▸ Instructions for the task
Quote, please, the line with "Emit a Python", the line with "fig.savefig('out.png', dpi=100, facecolor='white')", and every line between them, exactly and with nothing else.

▸ Records provided
● ● ● ● ●
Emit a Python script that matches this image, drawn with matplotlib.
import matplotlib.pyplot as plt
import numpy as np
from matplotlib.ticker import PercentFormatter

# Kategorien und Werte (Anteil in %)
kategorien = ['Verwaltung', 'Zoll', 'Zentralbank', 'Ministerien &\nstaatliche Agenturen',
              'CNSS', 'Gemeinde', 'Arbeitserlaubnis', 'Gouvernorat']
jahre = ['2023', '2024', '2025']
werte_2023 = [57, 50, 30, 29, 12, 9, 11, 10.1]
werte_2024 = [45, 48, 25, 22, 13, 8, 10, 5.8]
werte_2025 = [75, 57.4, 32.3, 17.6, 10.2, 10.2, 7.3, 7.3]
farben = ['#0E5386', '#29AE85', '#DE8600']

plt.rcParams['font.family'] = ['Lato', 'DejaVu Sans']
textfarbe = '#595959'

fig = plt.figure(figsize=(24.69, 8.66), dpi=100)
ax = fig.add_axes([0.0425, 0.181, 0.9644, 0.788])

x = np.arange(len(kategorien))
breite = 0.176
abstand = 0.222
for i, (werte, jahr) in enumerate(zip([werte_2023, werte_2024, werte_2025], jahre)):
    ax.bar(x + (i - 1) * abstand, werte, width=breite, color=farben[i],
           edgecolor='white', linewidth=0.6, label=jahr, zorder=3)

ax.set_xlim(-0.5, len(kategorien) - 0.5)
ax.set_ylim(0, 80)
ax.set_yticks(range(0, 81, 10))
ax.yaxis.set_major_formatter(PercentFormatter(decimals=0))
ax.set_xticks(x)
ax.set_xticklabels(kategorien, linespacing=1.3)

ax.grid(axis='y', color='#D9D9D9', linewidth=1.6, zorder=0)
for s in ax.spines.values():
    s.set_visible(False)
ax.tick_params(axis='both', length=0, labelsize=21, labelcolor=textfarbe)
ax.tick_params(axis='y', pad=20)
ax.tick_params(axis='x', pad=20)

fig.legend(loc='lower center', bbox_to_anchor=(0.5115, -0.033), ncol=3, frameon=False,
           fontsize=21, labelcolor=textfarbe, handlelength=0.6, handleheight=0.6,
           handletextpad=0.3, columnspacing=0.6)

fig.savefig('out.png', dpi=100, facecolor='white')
● ● ● ● ●
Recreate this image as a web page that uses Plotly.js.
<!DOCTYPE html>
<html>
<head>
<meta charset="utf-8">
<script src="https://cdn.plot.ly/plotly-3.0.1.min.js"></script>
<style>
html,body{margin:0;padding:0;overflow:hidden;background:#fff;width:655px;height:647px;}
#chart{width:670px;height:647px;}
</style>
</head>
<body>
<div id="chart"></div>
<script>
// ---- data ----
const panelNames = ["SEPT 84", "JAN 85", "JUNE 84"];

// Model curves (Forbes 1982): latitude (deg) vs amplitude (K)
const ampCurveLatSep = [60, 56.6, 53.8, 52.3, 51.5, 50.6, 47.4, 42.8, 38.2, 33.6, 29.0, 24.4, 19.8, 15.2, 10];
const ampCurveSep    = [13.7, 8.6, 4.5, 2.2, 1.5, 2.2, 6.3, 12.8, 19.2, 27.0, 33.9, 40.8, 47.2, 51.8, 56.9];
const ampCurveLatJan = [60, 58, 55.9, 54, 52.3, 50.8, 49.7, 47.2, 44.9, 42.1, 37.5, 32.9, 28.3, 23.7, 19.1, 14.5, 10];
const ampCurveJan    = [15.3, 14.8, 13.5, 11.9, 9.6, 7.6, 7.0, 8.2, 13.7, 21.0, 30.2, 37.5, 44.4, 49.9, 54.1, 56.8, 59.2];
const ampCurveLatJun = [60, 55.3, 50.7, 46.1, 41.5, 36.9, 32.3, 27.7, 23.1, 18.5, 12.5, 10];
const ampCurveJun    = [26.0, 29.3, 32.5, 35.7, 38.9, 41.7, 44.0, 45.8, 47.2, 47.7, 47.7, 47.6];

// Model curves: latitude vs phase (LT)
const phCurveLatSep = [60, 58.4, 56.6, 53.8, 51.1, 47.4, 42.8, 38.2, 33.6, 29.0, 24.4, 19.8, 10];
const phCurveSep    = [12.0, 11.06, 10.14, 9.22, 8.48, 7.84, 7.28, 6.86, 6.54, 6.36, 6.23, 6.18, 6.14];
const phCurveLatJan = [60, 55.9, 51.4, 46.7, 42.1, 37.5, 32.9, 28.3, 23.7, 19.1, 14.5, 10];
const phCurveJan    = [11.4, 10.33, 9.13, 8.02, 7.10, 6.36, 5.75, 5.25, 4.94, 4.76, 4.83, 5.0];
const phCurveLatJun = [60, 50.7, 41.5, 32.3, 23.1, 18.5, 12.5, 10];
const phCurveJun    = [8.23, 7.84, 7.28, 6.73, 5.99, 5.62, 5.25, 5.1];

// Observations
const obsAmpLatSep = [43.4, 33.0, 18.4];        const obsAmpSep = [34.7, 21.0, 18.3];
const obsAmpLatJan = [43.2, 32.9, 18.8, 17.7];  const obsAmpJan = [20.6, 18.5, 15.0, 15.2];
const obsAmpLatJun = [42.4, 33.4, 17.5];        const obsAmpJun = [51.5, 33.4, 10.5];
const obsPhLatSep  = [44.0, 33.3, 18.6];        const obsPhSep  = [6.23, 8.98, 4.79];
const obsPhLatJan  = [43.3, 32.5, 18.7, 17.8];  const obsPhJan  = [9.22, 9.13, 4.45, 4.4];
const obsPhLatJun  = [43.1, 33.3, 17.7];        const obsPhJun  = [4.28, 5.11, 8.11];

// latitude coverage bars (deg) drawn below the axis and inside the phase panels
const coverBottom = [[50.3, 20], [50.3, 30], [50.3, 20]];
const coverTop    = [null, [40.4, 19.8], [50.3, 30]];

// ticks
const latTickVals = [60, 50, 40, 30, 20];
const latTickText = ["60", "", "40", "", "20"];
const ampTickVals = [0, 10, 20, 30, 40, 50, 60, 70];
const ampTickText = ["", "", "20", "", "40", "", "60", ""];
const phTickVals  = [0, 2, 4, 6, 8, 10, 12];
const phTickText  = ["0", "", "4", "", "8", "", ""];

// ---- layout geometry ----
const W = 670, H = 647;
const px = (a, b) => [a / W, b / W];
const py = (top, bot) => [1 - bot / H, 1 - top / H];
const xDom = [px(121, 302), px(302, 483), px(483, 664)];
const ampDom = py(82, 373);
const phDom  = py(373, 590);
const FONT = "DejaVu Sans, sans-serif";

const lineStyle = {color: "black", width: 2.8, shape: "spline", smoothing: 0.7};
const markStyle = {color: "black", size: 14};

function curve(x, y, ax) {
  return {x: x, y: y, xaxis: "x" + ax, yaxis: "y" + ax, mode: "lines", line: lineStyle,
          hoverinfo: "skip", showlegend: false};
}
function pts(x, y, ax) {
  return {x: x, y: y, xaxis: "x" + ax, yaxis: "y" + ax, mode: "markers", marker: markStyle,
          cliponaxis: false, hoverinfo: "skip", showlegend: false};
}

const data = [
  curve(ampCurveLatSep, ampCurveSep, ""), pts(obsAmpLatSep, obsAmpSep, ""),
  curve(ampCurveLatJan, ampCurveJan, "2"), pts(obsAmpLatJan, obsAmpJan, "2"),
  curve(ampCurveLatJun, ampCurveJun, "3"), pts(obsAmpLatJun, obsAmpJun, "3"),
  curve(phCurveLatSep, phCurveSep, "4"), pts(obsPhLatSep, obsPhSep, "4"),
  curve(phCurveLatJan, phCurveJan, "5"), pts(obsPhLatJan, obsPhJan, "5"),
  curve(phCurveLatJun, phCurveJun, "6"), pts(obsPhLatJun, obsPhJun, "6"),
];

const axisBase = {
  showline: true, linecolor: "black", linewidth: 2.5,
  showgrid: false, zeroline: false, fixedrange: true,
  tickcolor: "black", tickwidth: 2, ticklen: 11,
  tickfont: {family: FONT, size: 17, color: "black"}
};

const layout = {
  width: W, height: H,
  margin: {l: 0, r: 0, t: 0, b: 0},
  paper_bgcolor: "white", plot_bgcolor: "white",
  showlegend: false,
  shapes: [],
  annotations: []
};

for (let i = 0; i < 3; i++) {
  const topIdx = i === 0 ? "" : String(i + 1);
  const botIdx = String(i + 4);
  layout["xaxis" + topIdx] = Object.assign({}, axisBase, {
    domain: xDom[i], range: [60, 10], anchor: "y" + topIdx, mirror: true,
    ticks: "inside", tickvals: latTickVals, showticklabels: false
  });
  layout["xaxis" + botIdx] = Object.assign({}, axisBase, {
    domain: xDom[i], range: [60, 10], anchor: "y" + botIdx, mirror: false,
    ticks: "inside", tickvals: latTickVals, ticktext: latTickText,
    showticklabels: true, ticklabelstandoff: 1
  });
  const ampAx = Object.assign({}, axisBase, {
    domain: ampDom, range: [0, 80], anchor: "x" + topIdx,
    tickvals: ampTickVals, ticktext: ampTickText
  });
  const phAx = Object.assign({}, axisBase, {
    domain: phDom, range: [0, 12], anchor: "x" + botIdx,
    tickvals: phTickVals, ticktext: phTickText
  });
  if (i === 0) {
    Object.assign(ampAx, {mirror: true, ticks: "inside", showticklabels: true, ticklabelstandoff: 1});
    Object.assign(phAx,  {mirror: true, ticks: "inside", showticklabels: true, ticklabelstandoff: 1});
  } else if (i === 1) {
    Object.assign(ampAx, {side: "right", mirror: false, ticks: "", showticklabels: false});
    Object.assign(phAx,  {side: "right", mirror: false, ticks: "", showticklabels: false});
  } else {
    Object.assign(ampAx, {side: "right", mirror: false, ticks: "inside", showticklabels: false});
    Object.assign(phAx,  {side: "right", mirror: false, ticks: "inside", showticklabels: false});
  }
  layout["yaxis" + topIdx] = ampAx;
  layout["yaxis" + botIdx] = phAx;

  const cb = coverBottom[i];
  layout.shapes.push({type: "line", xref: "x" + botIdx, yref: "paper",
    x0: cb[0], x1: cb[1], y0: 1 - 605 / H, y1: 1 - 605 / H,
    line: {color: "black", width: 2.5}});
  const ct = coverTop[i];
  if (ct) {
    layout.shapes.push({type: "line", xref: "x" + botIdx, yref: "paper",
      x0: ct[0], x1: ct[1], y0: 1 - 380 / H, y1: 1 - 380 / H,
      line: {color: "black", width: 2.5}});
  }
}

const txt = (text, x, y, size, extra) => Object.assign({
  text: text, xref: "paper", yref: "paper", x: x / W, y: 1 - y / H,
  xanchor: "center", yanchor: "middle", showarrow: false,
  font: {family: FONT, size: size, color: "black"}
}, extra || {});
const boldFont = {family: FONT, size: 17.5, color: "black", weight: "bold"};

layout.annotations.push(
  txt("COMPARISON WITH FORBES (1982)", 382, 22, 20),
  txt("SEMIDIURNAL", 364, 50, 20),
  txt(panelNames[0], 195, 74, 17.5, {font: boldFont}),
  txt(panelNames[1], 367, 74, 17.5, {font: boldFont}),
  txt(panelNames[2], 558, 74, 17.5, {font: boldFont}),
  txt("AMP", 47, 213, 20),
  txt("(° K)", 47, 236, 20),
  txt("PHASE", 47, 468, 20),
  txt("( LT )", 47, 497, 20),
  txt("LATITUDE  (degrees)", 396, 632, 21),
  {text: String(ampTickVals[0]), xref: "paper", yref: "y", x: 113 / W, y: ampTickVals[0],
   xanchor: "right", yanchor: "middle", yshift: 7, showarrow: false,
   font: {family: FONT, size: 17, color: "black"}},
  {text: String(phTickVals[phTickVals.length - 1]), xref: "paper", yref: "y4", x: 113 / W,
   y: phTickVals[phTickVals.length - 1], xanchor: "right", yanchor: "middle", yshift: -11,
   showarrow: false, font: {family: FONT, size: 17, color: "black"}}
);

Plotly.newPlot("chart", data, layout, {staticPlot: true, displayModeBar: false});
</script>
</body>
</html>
● ● ● ● ●
▸ The response
Emit a Python script that matches this image, drawn with matplotlib.
import matplotlib.pyplot as plt
import numpy as np
from matplotlib.ticker import PercentFormatter

# Kategorien und Werte (Anteil in %)
kategorien = ['Verwaltung', 'Zoll', 'Zentralbank', 'Ministerien &\nstaatliche Agenturen',
              'CNSS', 'Gemeinde', 'Arbeitserlaubnis', 'Gouvernorat']
jahre = ['2023', '2024', '2025']
werte_2023 = [57, 50, 30, 29, 12, 9, 11, 10.1]
werte_2024 = [45, 48, 25, 22, 13, 8, 10, 5.8]
werte_2025 = [75, 57.4, 32.3, 17.6, 10.2, 10.2, 7.3, 7.3]
farben = ['#0E5386', '#29AE85', '#DE8600']

plt.rcParams['font.family'] = ['Lato', 'DejaVu Sans']
textfarbe = '#595959'

fig = plt.figure(figsize=(24.69, 8.66), dpi=100)
ax = fig.add_axes([0.0425, 0.181, 0.9644, 0.788])

x = np.arange(len(kategorien))
breite = 0.176
abstand = 0.222
for i, (werte, jahr) in enumerate(zip([werte_2023, werte_2024, werte_2025], jahre)):
    ax.bar(x + (i - 1) * abstand, werte, width=breite, color=farben[i],
           edgecolor='white', linewidth=0.6, label=jahr, zorder=3)

ax.set_xlim(-0.5, len(kategorien) - 0.5)
ax.set_ylim(0, 80)
ax.set_yticks(range(0, 81, 10))
ax.yaxis.set_major_formatter(PercentFormatter(decimals=0))
ax.set_xticks(x)
ax.set_xticklabels(kategorien, linespacing=1.3)

ax.grid(axis='y', color='#D9D9D9', linewidth=1.6, zorder=0)
for s in ax.spines.values():
    s.set_visible(False)
ax.tick_params(axis='both', length=0, labelsize=21, labelcolor=textfarbe)
ax.tick_params(axis='y', pad=20)
ax.tick_params(axis='x', pad=20)

fig.legend(loc='lower center', bbox_to_anchor=(0.5115, -0.033), ncol=3, frameon=False,
           fontsize=21, labelcolor=textfarbe, handlelength=0.6, handleheight=0.6,
           handletextpad=0.3, columnspacing=0.6)

fig.savefig('out.png', dpi=100, facecolor='white')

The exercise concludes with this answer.